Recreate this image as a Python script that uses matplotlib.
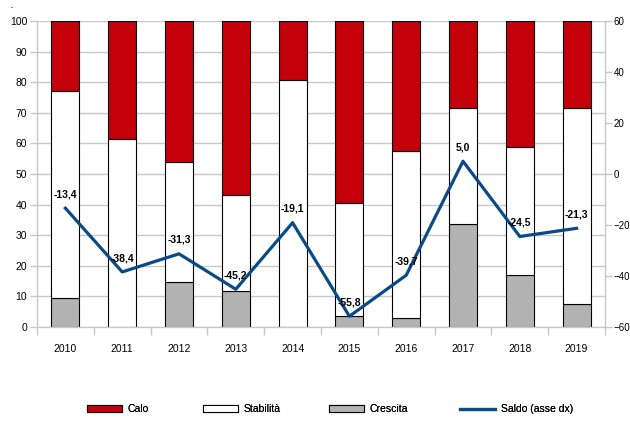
import matplotlib.pyplot as plt
import numpy as np

plt.rcParams['font.family'] = ['Liberation Sans Narrow', 'Liberation Sans', 'DejaVu Sans']

years = ['2010', '2011', '2012', '2013', '2014', '2015', '2016', '2017', '2018', '2019']
crescita = [9.4, 0.0, 14.6, 11.7, 0.0, 3.7, 3.0, 33.8, 16.9, 7.4]
stabilita = [67.8, 61.5, 39.4, 31.5, 80.7, 36.9, 54.5, 37.7, 41.8, 64.1]
calo = [22.8, 38.5, 46.0, 56.8, 19.3, 59.4, 42.5, 28.5, 41.3, 28.5]
saldo = [-13.4, -38.4, -31.3, -45.2, -19.1, -55.8, -39.7, 5.0, -24.5, -21.3]

grid_col = '#c8c8c8'
x = np.arange(len(years))

fig = plt.figure(figsize=(6.3, 4.21), dpi=100)
ax = fig.add_axes([37 / 630, 1 - 327 / 421, 568 / 630, 306 / 421])

bottom2 = np.array(crescita)
bottom3 = bottom2 + np.array(stabilita)
w = 0.49
ax.bar(x, crescita, w, color='#b3b3b3', edgecolor='black', linewidth=0.8, label='Crescita', zorder=2)
ax.bar(x, stabilita, w, bottom=bottom2, color='white', edgecolor='black', linewidth=0.8, label='Stabilità', zorder=2)
ax.bar(x, calo, w, bottom=bottom3, color='#c4000b', edgecolor='black', linewidth=0.8, label='Calo', zorder=2)

ax.set_xlim(-0.5, len(years) - 0.5)
ax.set_ylim(0, 100)
ax.set_yticks(range(0, 101, 10))
ax.yaxis.grid(True, color=grid_col, linewidth=1.0, zorder=0)
ax.set_axisbelow(True)
ax.set_xticks(x)
ax.set_xticklabels(years, fontsize=7.5)
ax.set_xticks(np.arange(-0.5, len(years), 1), minor=True)
ax.tick_params(axis='x', which='major', length=0, pad=12)
ax.tick_params(axis='x', which='minor', length=6, color=grid_col, width=1.0)
ax.tick_params(axis='y', length=5, color=grid_col, width=1.0, labelsize=7.5, pad=2)
for s in ['top', 'right']:
    ax.spines[s].set_visible(False)
for s in ['left', 'bottom']:
    ax.spines[s].set_color(grid_col)
    ax.spines[s].set_linewidth(1.0)

ax2 = ax.twinx()
ax2.plot(x, saldo, color='#0a4a87', linewidth=2.3, label='Saldo (asse dx)', zorder=3)
ax2.set_ylim(-60, 60)
ax2.set_yticks(range(-60, 61, 20))
ax2.tick_params(axis='y', length=5, color=grid_col, width=1.0, labelsize=7, pad=1)
for s in ['top', 'left', 'bottom']:
    ax2.spines[s].set_visible(False)
ax2.spines['right'].set_color(grid_col)
ax2.spines['right'].set_linewidth(1.0)

for xi, v in zip(x, saldo):
    ax2.annotate(f'{v:.1f}'.replace('.', ','), (xi, v), xytext=(0, 10), textcoords='offset points',
                 ha='center', va='center', fontsize=7.5, fontweight='bold', zorder=4)

h1, l1 = ax.get_legend_handles_labels()
h2, l2 = ax2.get_legend_handles_labels()
order = [2, 1, 0]
handles = [h1[i] for i in order] + h2
labels = [l1[i] for i in order] + l2
# one legend per entry so each sits where the reference puts it
leg_x = [87, 203, 329, 460]
for hnd, lab, lx in zip(handles, labels, leg_x):
    lg = fig.legend([hnd], [lab], loc='center left', bbox_to_anchor=(lx / 630, 1 - 409 / 421),
                    frameon=False, fontsize=7.5, handlelength=3.4, handleheight=0.6,
                    handletextpad=0.5, borderpad=0, borderaxespad=0)
    fig.add_artist(lg)

fig.text(12 / 630, 1 - 8 / 421, '-', fontsize=5, ha='center', va='center')

fig.savefig('out.png', dpi=100)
┄┄┄┄┄┄┄┄┄┄┄┄┄┄┄┄┄┄┄┄
§ Goal of the exercise
All the lines above are to be reproduced exactly, except the pictures.

§ Full output
Recreate this image as a Python script that uses matplotlib.
import matplotlib.pyplot as plt
import numpy as np

plt.rcParams['font.family'] = ['Liberation Sans Narrow', 'Liberation Sans', 'DejaVu Sans']

years = ['2010', '2011', '2012', '2013', '2014', '2015', '2016', '2017', '2018', '2019']
crescita = [9.4, 0.0, 14.6, 11.7, 0.0, 3.7, 3.0, 33.8, 16.9, 7.4]
stabilita = [67.8, 61.5, 39.4, 31.5, 80.7, 36.9, 54.5, 37.7, 41.8, 64.1]
calo = [22.8, 38.5, 46.0, 56.8, 19.3, 59.4, 42.5, 28.5, 41.3, 28.5]
saldo = [-13.4, -38.4, -31.3, -45.2, -19.1, -55.8, -39.7, 5.0, -24.5, -21.3]

grid_col = '#c8c8c8'
x = np.arange(len(years))

fig = plt.figure(figsize=(6.3, 4.21), dpi=100)
ax = fig.add_axes([37 / 630, 1 - 327 / 421, 568 / 630, 306 / 421])

bottom2 = np.array(crescita)
bottom3 = bottom2 + np.array(stabilita)
w = 0.49
ax.bar(x, crescita, w, color='#b3b3b3', edgecolor='black', linewidth=0.8, label='Crescita', zorder=2)
ax.bar(x, stabilita, w, bottom=bottom2, color='white', edgecolor='black', linewidth=0.8, label='Stabilità', zorder=2)
ax.bar(x, calo, w, bottom=bottom3, color='#c4000b', edgecolor='black', linewidth=0.8, label='Calo', zorder=2)

ax.set_xlim(-0.5, len(years) - 0.5)
ax.set_ylim(0, 100)
ax.set_yticks(range(0, 101, 10))
ax.yaxis.grid(True, color=grid_col, linewidth=1.0, zorder=0)
ax.set_axisbelow(True)
ax.set_xticks(x)
ax.set_xticklabels(years, fontsize=7.5)
ax.set_xticks(np.arange(-0.5, len(years), 1), minor=True)
ax.tick_params(axis='x', which='major', length=0, pad=12)
ax.tick_params(axis='x', which='minor', length=6, color=grid_col, width=1.0)
ax.tick_params(axis='y', length=5, color=grid_col, width=1.0, labelsize=7.5, pad=2)
for s in ['top', 'right']:
    ax.spines[s].set_visible(False)
for s in ['left', 'bottom']:
    ax.spines[s].set_color(grid_col)
    ax.spines[s].set_linewidth(1.0)

ax2 = ax.twinx()
ax2.plot(x, saldo, color='#0a4a87', linewidth=2.3, label='Saldo (asse dx)', zorder=3)
ax2.set_ylim(-60, 60)
ax2.set_yticks(range(-60, 61, 20))
ax2.tick_params(axis='y', length=5, color=grid_col, width=1.0, labelsize=7, pad=1)
for s in ['top', 'left', 'bottom']:
    ax2.spines[s].set_visible(False)
ax2.spines['right'].set_color(grid_col)
ax2.spines['right'].set_linewidth(1.0)

for xi, v in zip(x, saldo):
    ax2.annotate(f'{v:.1f}'.replace('.', ','), (xi, v), xytext=(0, 10), textcoords='offset points',
                 ha='center', va='center', fontsize=7.5, fontweight='bold', zorder=4)

h1, l1 = ax.get_legend_handles_labels()
h2, l2 = ax2.get_legend_handles_labels()
order = [2, 1, 0]
handles = [h1[i] for i in order] + h2
labels = [l1[i] for i in order] + l2
# one legend per entry so each sits where the reference puts it
leg_x = [87, 203, 329, 460]
for hnd, lab, lx in zip(handles, labels, leg_x):
    lg = fig.legend([hnd], [lab], loc='center left', bbox_to_anchor=(lx / 630, 1 - 409 / 421),
                    frameon=False, fontsize=7.5, handlelength=3.4, handleheight=0.6,
                    handletextpad=0.5, borderpad=0, borderaxespad=0)
    fig.add_artist(lg)

fig.text(12 / 630, 1 - 8 / 421, '-', fontsize=5, ha='center', va='center')

fig.savefig('out.png', dpi=100)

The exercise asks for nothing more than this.